Supplied data:
────────

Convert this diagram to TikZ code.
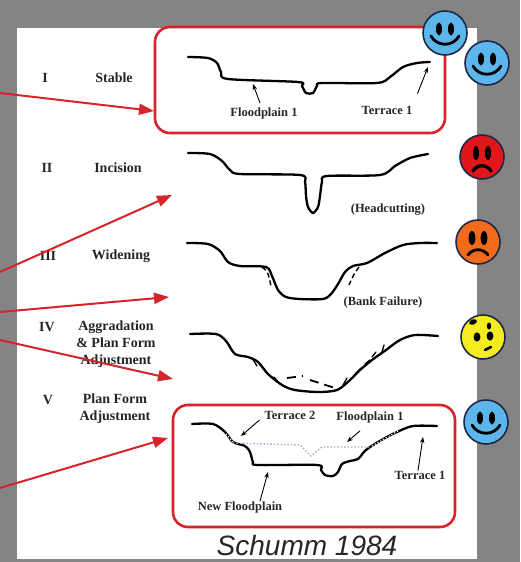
\documentclass[tikz,border=0pt]{standalone}
\usepackage{fontspec}
\setmainfont{Liberation Serif}
\newfontfamily\citefont{Liberation Sans}
\usetikzlibrary{arrows.meta}
\definecolor{frame}{RGB}{214,36,42}
\definecolor{bggray}{RGB}{132,132,132}
\definecolor{facerim}{RGB}{28,40,70}
\definecolor{skyblue}{RGB}{92,182,236}
\definecolor{angryred}{RGB}{224,22,27}
\definecolor{sadorange}{RGB}{242,107,29}
\definecolor{oddyellow}{RGB}{244,236,30}
\definecolor{oldbed}{RGB}{176,160,216}
\begin{document}
\begin{tikzpicture}[x=1pt, y=-1pt,
  redbox/.style={draw=frame, line width=2.6pt, rounded corners=15pt, inner sep=0pt},
  redarrow/.style={draw=frame, line width=2pt, -{Triangle[length=15pt,width=11pt]}},
  lbl/.style={font=\fontsize{14}{17}\selectfont\bfseries, text=black!85, align=center, inner sep=0pt},
  plbl/.style={font=\fontsize{12.5}{14}\selectfont\bfseries, text=black!85, inner sep=0pt},
  bank/.style={line width=2.3pt, line cap=round, line join=round},
  ptr/.style={line width=0.9pt, -{Stealth[length=6pt,width=4.5pt]}},
  face/.style={circle, draw=facerim, line width=1.6pt, minimum size=44pt, inner sep=0pt}]
\useasboundingbox (0,0) rectangle (520,562);
\fill[bggray] (0,0) rectangle (520,562);
\fill[white] (17,28) rectangle (477,559);

% stage names
\node[lbl] (n1) at (45,78) {I};
\node[lbl] (s1) at (114,78) {Stable};
\node[lbl] (n2) at (47,168) {II};
\node[lbl] (s2) at (118,168) {Incision};
\node[lbl] (n3) at (48,256) {III};
\node[lbl] (s3) at (121,256) {Widening};
\node[lbl] (n4) at (47,327) {IV};
\node[lbl, anchor=north] (s4) at (116,321) {Aggradation\\ \& Plan Form\\ Adjustment};
\node[lbl] (n5) at (48,400) {V};
\node[lbl, anchor=north] (s5) at (115,394) {Plan Form\\ Adjustment};

% highlighted stages
\node[redbox, minimum width=290pt, minimum height=106pt] (box1) at (300,80) {};
\node[redbox, minimum width=282pt, minimum height=122pt] (box5) at (314,466) {};

% I  stable
\draw[bank] plot[smooth, tension=0.5] coordinates {(188,57) (208,58) (217,63) (221,72) (228,79)
  (298,82) (302,86) (306,93) (313,93) (317,86) (322,83) (377,83) (390,77) (403,67) (417,63) (430,62)};
\node[plbl] (fp1) at (264,113) {Floodplain 1};
\node[plbl] (tr1) at (387,110) {Terrace 1};
\coordinate (p1) at (253,84);
\coordinate (p2) at (428,67);
\draw[ptr] ([shift={(-4pt,4pt)}]fp1.north) -- (p1);
\draw[ptr] ([shift={(5pt,12pt)}]tr1.north east) -- (p2);

% II  incision
\draw[bank] plot[smooth, tension=0.5] coordinates {(188,153) (210,154) (222,161) (230,170) (240,174)
  (300,175) (305,182) (306,196) (308,207) (313,213) (318,207) (320,196) (322,182) (327,176)
  (380,175) (395,166) (410,158) (428,154)};
\node[plbl] (hc) at (388,210) {(Headcutting)};

% III  widening
\draw[bank] plot[smooth, tension=0.5] coordinates {(187,243) (208,244) (220,251) (228,262) (240,266)
  (266,267) (272,276) (278,290) (286,297) (300,299) (323,299) (331,294) (338,284) (345,272)
  (353,266) (367,263) (385,253) (403,245) (420,243) (437,243)};
\draw[line width=1.4pt, dash pattern=on 5pt off 3pt] (262,267) .. controls (268,272) .. (271,286);
\draw[line width=1.4pt, dash pattern=on 5pt off 3pt] (359,267) .. controls (354,274) .. (349,285);
\node[plbl] (bf) at (383,302) {(Bank Failure)};

% IV  aggradation
\draw[bank] plot[smooth, tension=0.5] coordinates {(190,334) (216,334) (226,341) (235,354) (248,357)
  (258,362) (268,374) (282,385) (295,390) (318,392) (337,390) (350,380) (360,370) (372,360)
  (386,350) (400,340) (415,335) (438,336)};
\draw[line width=1.8pt, dash pattern=on 9pt off 6pt] (287,378) -- (303,376) (310,380) -- (338,389);
\foreach \xa/\ya/\xb/\yb in {252/358/257/366, 262/366/266/372, 274/377/279/383,
  283/386/288/388, 343/385/347/378, 355/374/361/368,
  365/364/370/360, 372/357/376/352, 382/352/384/345}
  \draw[line width=1.3pt, line cap=round] (\xa,\ya) -- (\xb,\yb);

% V  plan form adjustment
\draw[bank] plot[smooth, tension=0.5] coordinates {(192,424) (213,424) (225,432) (233,442) (245,446)
  (250,452) (253,462) (258,465) (317,465) (321,470) (325,475) (333,476) (338,472) (342,464)
  (350,461) (358,459) (364,452) (370,447) (385,438) (397,432) (413,426) (437,426)};
\draw[oldbed, line width=1.4pt, dotted] (233,443) -- (300,445) -- (306,451) -- (311,456)
  -- (317,451) -- (322,447) -- (370,447);
\draw[white, line width=1.2pt, dotted] (226,434) -- (233,442) (372,446) -- (398,431);
\node[plbl] (t2) at (290,415) {Terrace 2};
\node[plbl] (fp5) at (370,417) {Floodplain 1};
\node[plbl] (tr5) at (420,475) {Terrace 1};
\node[plbl] (nf) at (240,507) {New Floodplain};
\coordinate (p3) at (241,436);
\coordinate (p4) at (347,442);
\coordinate (p5) at (423,437);
\coordinate (p6) at (268,472);
\draw[ptr] ([shift={(-5pt,-5pt)}]t2.west) -- (p3);
\draw[ptr] ([shift={(-10pt,-8pt)}]fp5.south) -- (p4);
\draw[ptr] ([xshift=-2pt]tr5.north) -- (p5);
\draw[ptr] ([xshift=20pt]nf.north) -- (p6);

% red pointers from the left
\coordinate (a1) at (0,93);
\coordinate (a2) at (0,272);
\coordinate (a3) at (0,312);
\coordinate (a4) at (0,340);
\coordinate (a5) at (0,488);
\coordinate (e1) at (154,111);
\coordinate (e2) at (172,195);
\coordinate (e3) at (169,297);
\coordinate (e4) at (173,379);
\coordinate (e5) at (168,438);
\draw[redarrow] (a1) -- (e1);
\draw[redarrow] (a2) -- (e2);
\draw[redarrow] (a3) -- (e3);
\draw[redarrow] (a4) -- (e4);
\draw[redarrow] (a5) -- (e5);

% faces
\foreach \fx/\fy/\n in {445/33/f1, 487/63/f2, 486/422/f6}{
  \begin{scope}[shift={(\fx,\fy)}]
    \node[face, fill=skyblue] (\n) at (0,0) {};
    \fill (-6,-4) ellipse (3 and 6.5);
    \fill (6,-4) ellipse (3 and 6.5);
    \draw[line width=2.8pt, line cap=round] (-14,3) .. controls (-8,14) and (8,14) .. (14,3);
  \end{scope}
}
\begin{scope}[shift={(482,157)}]
  \node[face, fill=angryred] (f3) at (0,0) {};
  \fill (-6,-4) ellipse (3 and 7);
  \fill (6,-4) ellipse (3 and 7);
  \draw[line width=3.4pt, line cap=round] (-9,14) .. controls (-5,7) and (5,7) .. (9,14);
\end{scope}
\begin{scope}[shift={(478,242)}]
  \node[face, fill=sadorange] (f4) at (0,0) {};
  \fill (-6,-4) ellipse (3.4 and 7);
  \fill (6,-4) ellipse (3.4 and 7);
  \draw[line width=2.8pt, line cap=round] (-10,13) .. controls (-5,6) and (5,6) .. (10,13);
\end{scope}
\begin{scope}[shift={(483,337)}]
  \node[face, fill=oddyellow] (f5) at (0,0) {};
  \fill[rotate around={20:(-10,-15)}] (-10,-15) ellipse (4 and 2.6);
  \fill (6,-11) ellipse (2.2 and 3.5);
  \fill (-6,0) ellipse (3.4 and 4.6);
  \fill (7,-1) ellipse (3.4 and 4.6);
  \draw[line width=2.6pt, line cap=round] (2,13) -- (8,10);
\end{scope}

% reference
\fill[bggray] (0,559) rectangle (520,562);
\node[font=\citefont\itshape\fontsize{28}{30}\selectfont, text=black!85, anchor=base, inner sep=0pt] (cite) at (307,555) {Schumm 1984};
\end{tikzpicture}
\end{document}
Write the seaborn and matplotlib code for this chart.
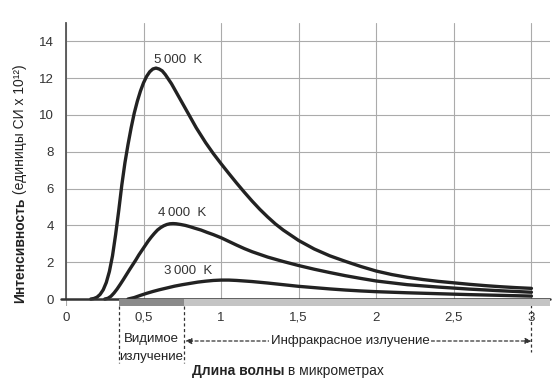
import numpy as np
import pandas as pd
import matplotlib.pyplot as plt
import seaborn as sns

# ---- values (wavelength in micrometres, intensity in SI units x 10^12)
wl_5000 = [0.16, 0.18, 0.20, 0.22, 0.24, 0.26, 0.28, 0.30, 0.32, 0.34, 0.36, 0.38, 0.40,
           0.42, 0.44, 0.46, 0.48, 0.50, 0.52, 0.54, 0.56, 0.58, 0.60, 0.62, 0.64, 0.66,
           0.68, 0.70, 0.72, 0.75, 0.78, 0.81, 0.84, 0.87, 0.90, 0.95, 1.00, 1.05, 1.10,
           1.15, 1.20, 1.25, 1.30, 1.35, 1.40, 1.50, 1.60, 1.70, 1.80, 1.90, 2.00, 2.10,
           2.20, 2.30, 2.40, 2.50, 2.60, 2.70, 2.80, 2.90, 3.00]
int_5000 = [0.0, 0.03, 0.1, 0.25, 0.5, 0.9, 1.5, 2.35, 3.5, 4.8, 6.2, 7.4, 8.4,
            9.3, 10.1, 10.75, 11.3, 11.75, 12.1, 12.35, 12.5, 12.55, 12.5, 12.4, 12.2, 11.95,
            11.7, 11.4, 11.1, 10.65, 10.2, 9.75, 9.3, 8.9, 8.5, 7.9, 7.35, 6.82, 6.3,
            5.8, 5.32, 4.87, 4.46, 4.08, 3.75, 3.18, 2.72, 2.35, 2.05, 1.77, 1.52, 1.33,
            1.18, 1.06, 0.96, 0.88, 0.8, 0.73, 0.67, 0.62, 0.58]

wl_4000 = [0.25, 0.27, 0.29, 0.31, 0.33, 0.35, 0.37, 0.39, 0.41, 0.43, 0.45, 0.47, 0.49,
           0.51, 0.53, 0.55, 0.57, 0.59, 0.61, 0.63, 0.65, 0.67, 0.69, 0.71, 0.74, 0.77,
           0.80, 0.83, 0.87, 0.91, 0.95, 1.00, 1.05, 1.10, 1.15, 1.20, 1.30, 1.40, 1.50,
           1.60, 1.70, 1.80, 1.90, 2.00, 2.20, 2.40, 2.60, 2.80, 3.00]
int_4000 = [0.0, 0.04, 0.15, 0.33, 0.55, 0.8, 1.06, 1.33, 1.6, 1.86, 2.12, 2.4, 2.65,
            2.9, 3.15, 3.37, 3.57, 3.75, 3.88, 3.98, 4.05, 4.09, 4.1, 4.09, 4.05, 4.0,
            3.93, 3.85, 3.75, 3.62, 3.5, 3.33, 3.13, 2.93, 2.74, 2.57, 2.28, 2.04, 1.82,
            1.62, 1.44, 1.27, 1.12, 0.98, 0.78, 0.65, 0.54, 0.45, 0.37]

wl_3000 = [0.40, 0.44, 0.48, 0.52, 0.56, 0.60, 0.65, 0.70, 0.75, 0.80, 0.85, 0.90, 0.95,
           1.00, 1.05, 1.10, 1.15, 1.20, 1.30, 1.40, 1.50, 1.60, 1.70, 1.80, 1.90, 2.00,
           2.20, 2.40, 2.60, 2.80, 3.00]
int_3000 = [0.0, 0.08, 0.2, 0.31, 0.41, 0.5, 0.6, 0.7, 0.78, 0.85, 0.92, 0.97, 1.01,
            1.03, 1.03, 1.01, 0.98, 0.95, 0.87, 0.78, 0.69, 0.62, 0.55, 0.49, 0.44, 0.4,
            0.34, 0.29, 0.24, 0.2, 0.16]

temps = ['5000', '4000', '3000']
curve_labels = ['5\u2009000  K', '4\u2009000  K', '3\u2009000  K']
x_ticks = [0, 0.5, 1, 1.5, 2, 2.5, 3]
x_tick_labels = ['0', '0,5', '1', '1,5', '2', '2,5', '3']
y_ticks = [0, 2, 4, 6, 8, 10, 12, 14]
visible_band = [0.34, 0.76]
infrared_band = [0.76, 3.12]

df = pd.concat([
    pd.DataFrame({'wl': wl_5000, 'I': int_5000, 'T': '5000'}),
    pd.DataFrame({'wl': wl_4000, 'I': int_4000, 'T': '4000'}),
    pd.DataFrame({'wl': wl_3000, 'I': int_3000, 'T': '3000'}),
])

sns.set_style('white')
plt.rcParams['font.family'] = ['Liberation Sans', 'DejaVu Sans']

fig = plt.figure(figsize=(5.59, 3.83), dpi=100)
ax = fig.add_axes([0.118, 0.200, 0.866, 0.740])

ax.grid(True, color='#ababab', linewidth=0.8)
ax.set_axisbelow(True)

sns.lineplot(data=df, x='wl', y='I', hue='T', hue_order=temps,
             palette=['#222222'] * 3, linewidth=2.4, estimator=None,
             legend=False, ax=ax, zorder=3)
for ln in ax.lines:
    ln.set_solid_joinstyle('round')
    ln.set_solid_capstyle('round')

ax.set_xlim(0, 3.12)
ax.set_ylim(-0.4, 15)
ax.set_xticks(x_ticks)
ax.set_xticklabels(x_tick_labels)
ax.set_yticks(y_ticks)
ax.tick_params(axis='x', length=0, pad=4, labelsize=9.5, labelcolor='#333333')
ax.tick_params(axis='y', length=6.5, width=0.8, color='#ababab', pad=2,
               labelsize=9.5, labelcolor='#333333')
ax.set_xlabel('')
ax.set_ylabel('')

for s in ['top', 'right', 'bottom']:
    ax.spines[s].set_visible(False)
ax.spines['left'].set_bounds(0, 15)
ax.spines['left'].set_color('#555555')
ax.spines['left'].set_linewidth(1.3)

# x axis line at zero
ax.plot([-0.03, 3.12], [0, 0], color='#333333', lw=1.8, clip_on=False, zorder=4)

# spectral band strip under the axis
ax.fill_between(visible_band, -0.38, 0, color='#8a8a8a', lw=0, zorder=4, clip_on=False)
ax.fill_between(infrared_band, -0.38, 0, color='#c4c4c4', lw=0, zorder=4, clip_on=False)

# curve labels
for lab, (lx, ly) in zip(curve_labels, [(0.565, 13.0), (0.59, 4.65), (0.63, 1.5)]):
    ax.text(lx, ly, lab, fontsize=9.5, color='#333333', va='center', ha='left')

# dashed band limits
dash = (0, (2.5, 2))
ax.plot([visible_band[0]] * 2, [-0.38, -3.45], color='#333333', lw=0.9, ls=dash, clip_on=False)
ax.plot([visible_band[1]] * 2, [-0.38, -3.45], color='#333333', lw=0.9, ls=dash, clip_on=False)
ax.plot([3.0, 3.0], [0, -2.9], color='#333333', lw=0.9, ls=dash, clip_on=False)

ax.text(sum(visible_band) / 2, -2.17, 'Видимое', ha='center', va='center', fontsize=9.5, color='#222222')
ax.text(sum(visible_band) / 2, -3.15, 'излучение', ha='center', va='center', fontsize=9.5, color='#222222')

ax.annotate('', xy=(visible_band[1] + 0.01, -2.28), xytext=(3.0, -2.28),
            xycoords='data', textcoords='data', annotation_clip=False,
            arrowprops=dict(arrowstyle='<|-|>', linestyle=dash, color='#333333',
                            lw=0.9, mutation_scale=9, shrinkA=0, shrinkB=0))
ax.text(1.83, -2.28, 'Инфракрасное излучение', ha='center', va='center', fontsize=9.5,
        color='#222222', bbox=dict(facecolor='white', edgecolor='none', pad=1.0), zorder=5)

# axis titles: bold part + regular part
t1 = ax.text(0.81, -3.9, 'Длина волны', ha='left', va='center', fontsize=10,
             fontweight='bold', color='#222222')
ax.annotate(' в микрометрах', xy=(1, 0.5), xycoords=t1, ha='left', va='center',
            fontsize=10, color='#222222')

t2 = fig.text(20 / 559, 1 - 303 / 383, 'Интенсивность', rotation=90, ha='center',
              va='bottom', fontsize=10, fontweight='bold', color='#222222')
ax.annotate(' (единицы СИ x 10¹²)', xy=(0.5, 1), xycoords=t2, rotation=90,
            ha='center', va='bottom', fontsize=10, color='#222222')

fig.savefig('out.png', dpi=100, facecolor='white')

────────

Given request: Begin at the line that has "Write the seaborn", stop after the line that has "1.18, 1.06, 0.96, 0.88, 0.8, 0.73, 0.67, 0.62, 0.58]", and reproduce every line between them exactly and nothing else. Pictures stay out of the copy.

Reply to the exercise:
Write the seaborn and matplotlib code for this chart.
import numpy as np
import pandas as pd
import matplotlib.pyplot as plt
import seaborn as sns

# ---- values (wavelength in micrometres, intensity in SI units x 10^12)
wl_5000 = [0.16, 0.18, 0.20, 0.22, 0.24, 0.26, 0.28, 0.30, 0.32, 0.34, 0.36, 0.38, 0.40,
           0.42, 0.44, 0.46, 0.48, 0.50, 0.52, 0.54, 0.56, 0.58, 0.60, 0.62, 0.64, 0.66,
           0.68, 0.70, 0.72, 0.75, 0.78, 0.81, 0.84, 0.87, 0.90, 0.95, 1.00, 1.05, 1.10,
           1.15, 1.20, 1.25, 1.30, 1.35, 1.40, 1.50, 1.60, 1.70, 1.80, 1.90, 2.00, 2.10,
           2.20, 2.30, 2.40, 2.50, 2.60, 2.70, 2.80, 2.90, 3.00]
int_5000 = [0.0, 0.03, 0.1, 0.25, 0.5, 0.9, 1.5, 2.35, 3.5, 4.8, 6.2, 7.4, 8.4,
            9.3, 10.1, 10.75, 11.3, 11.75, 12.1, 12.35, 12.5, 12.55, 12.5, 12.4, 12.2, 11.95,
            11.7, 11.4, 11.1, 10.65, 10.2, 9.75, 9.3, 8.9, 8.5, 7.9, 7.35, 6.82, 6.3,
            5.8, 5.32, 4.87, 4.46, 4.08, 3.75, 3.18, 2.72, 2.35, 2.05, 1.77, 1.52, 1.33,
            1.18, 1.06, 0.96, 0.88, 0.8, 0.73, 0.67, 0.62, 0.58]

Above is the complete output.